**Exercise aim**.
Which lines hold the string "this"? Copy every one of them.

**Records**.
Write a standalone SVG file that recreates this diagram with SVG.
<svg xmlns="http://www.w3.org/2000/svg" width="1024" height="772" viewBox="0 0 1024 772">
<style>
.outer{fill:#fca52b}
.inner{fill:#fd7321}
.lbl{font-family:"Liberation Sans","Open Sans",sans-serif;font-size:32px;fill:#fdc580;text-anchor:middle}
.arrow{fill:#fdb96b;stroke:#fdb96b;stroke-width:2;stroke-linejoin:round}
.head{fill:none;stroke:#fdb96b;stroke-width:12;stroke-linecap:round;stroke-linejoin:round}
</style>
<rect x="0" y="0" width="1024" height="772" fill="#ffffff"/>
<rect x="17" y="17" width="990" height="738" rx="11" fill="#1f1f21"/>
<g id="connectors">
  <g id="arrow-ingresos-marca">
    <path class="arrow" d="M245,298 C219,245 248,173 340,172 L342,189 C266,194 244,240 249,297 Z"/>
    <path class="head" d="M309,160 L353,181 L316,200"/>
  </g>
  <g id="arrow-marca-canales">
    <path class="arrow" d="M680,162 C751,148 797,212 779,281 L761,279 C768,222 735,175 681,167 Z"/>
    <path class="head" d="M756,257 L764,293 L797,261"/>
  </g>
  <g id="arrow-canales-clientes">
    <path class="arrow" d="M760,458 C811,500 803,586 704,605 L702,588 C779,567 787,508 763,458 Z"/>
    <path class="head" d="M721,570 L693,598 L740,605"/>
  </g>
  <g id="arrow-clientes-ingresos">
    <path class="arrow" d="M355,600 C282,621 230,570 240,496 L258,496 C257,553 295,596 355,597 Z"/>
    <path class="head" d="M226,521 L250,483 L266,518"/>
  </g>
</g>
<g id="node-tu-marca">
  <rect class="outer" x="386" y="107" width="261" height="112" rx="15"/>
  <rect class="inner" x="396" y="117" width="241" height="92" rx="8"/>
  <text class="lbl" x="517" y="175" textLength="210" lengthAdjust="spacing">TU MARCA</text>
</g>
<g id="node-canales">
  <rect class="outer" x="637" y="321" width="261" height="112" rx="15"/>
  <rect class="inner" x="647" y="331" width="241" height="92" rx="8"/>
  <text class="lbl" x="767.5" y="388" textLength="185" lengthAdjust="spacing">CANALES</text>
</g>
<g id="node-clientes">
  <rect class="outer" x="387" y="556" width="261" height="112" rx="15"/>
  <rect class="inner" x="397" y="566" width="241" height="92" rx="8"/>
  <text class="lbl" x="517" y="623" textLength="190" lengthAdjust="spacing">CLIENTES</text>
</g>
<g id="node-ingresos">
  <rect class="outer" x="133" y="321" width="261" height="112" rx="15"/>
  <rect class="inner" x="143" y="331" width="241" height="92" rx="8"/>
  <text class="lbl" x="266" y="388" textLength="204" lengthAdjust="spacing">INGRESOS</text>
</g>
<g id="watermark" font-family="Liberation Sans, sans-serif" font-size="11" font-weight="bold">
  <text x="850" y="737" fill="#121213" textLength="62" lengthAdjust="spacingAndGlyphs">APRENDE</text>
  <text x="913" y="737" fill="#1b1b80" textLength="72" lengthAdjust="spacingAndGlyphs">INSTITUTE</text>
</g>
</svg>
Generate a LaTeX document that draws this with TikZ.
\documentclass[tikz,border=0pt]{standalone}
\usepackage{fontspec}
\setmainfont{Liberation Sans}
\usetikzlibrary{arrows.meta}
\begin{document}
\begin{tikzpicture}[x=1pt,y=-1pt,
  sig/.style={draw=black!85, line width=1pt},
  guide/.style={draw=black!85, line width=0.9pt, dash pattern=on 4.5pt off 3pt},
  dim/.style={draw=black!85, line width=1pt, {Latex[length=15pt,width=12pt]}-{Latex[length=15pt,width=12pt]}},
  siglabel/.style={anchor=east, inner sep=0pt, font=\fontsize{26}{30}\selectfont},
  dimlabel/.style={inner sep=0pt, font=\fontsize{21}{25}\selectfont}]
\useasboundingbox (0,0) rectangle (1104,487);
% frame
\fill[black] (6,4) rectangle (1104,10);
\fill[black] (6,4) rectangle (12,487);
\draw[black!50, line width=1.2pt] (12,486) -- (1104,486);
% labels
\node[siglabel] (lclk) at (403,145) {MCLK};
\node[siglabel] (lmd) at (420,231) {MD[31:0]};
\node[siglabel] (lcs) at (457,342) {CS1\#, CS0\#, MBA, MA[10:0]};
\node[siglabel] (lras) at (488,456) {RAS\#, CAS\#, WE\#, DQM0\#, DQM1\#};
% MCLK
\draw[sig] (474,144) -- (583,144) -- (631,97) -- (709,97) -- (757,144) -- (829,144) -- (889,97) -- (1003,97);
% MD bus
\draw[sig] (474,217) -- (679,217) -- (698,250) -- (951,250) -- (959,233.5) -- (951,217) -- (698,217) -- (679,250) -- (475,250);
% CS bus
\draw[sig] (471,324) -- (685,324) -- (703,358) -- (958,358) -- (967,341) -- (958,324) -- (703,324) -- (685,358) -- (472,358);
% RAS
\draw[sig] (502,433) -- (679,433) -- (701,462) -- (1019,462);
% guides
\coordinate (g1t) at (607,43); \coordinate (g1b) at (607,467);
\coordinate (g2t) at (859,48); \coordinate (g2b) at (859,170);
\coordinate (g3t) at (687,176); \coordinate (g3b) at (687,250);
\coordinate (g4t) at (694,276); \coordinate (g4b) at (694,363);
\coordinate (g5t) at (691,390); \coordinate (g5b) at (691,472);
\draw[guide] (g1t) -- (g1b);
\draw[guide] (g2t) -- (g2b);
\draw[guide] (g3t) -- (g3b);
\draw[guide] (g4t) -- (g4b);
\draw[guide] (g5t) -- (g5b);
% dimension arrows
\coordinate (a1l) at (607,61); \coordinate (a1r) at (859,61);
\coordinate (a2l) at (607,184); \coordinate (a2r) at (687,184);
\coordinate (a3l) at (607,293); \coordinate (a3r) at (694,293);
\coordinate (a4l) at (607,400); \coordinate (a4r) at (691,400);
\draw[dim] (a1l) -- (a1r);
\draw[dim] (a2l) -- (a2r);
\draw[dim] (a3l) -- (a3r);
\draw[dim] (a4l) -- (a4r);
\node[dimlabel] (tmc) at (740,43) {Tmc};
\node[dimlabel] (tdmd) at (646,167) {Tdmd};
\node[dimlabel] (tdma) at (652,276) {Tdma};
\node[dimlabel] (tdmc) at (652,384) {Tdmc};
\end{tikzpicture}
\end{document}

**Task result**.
Write a standalone SVG file that recreates this diagram with SVG.
Generate a LaTeX document that draws this with TikZ.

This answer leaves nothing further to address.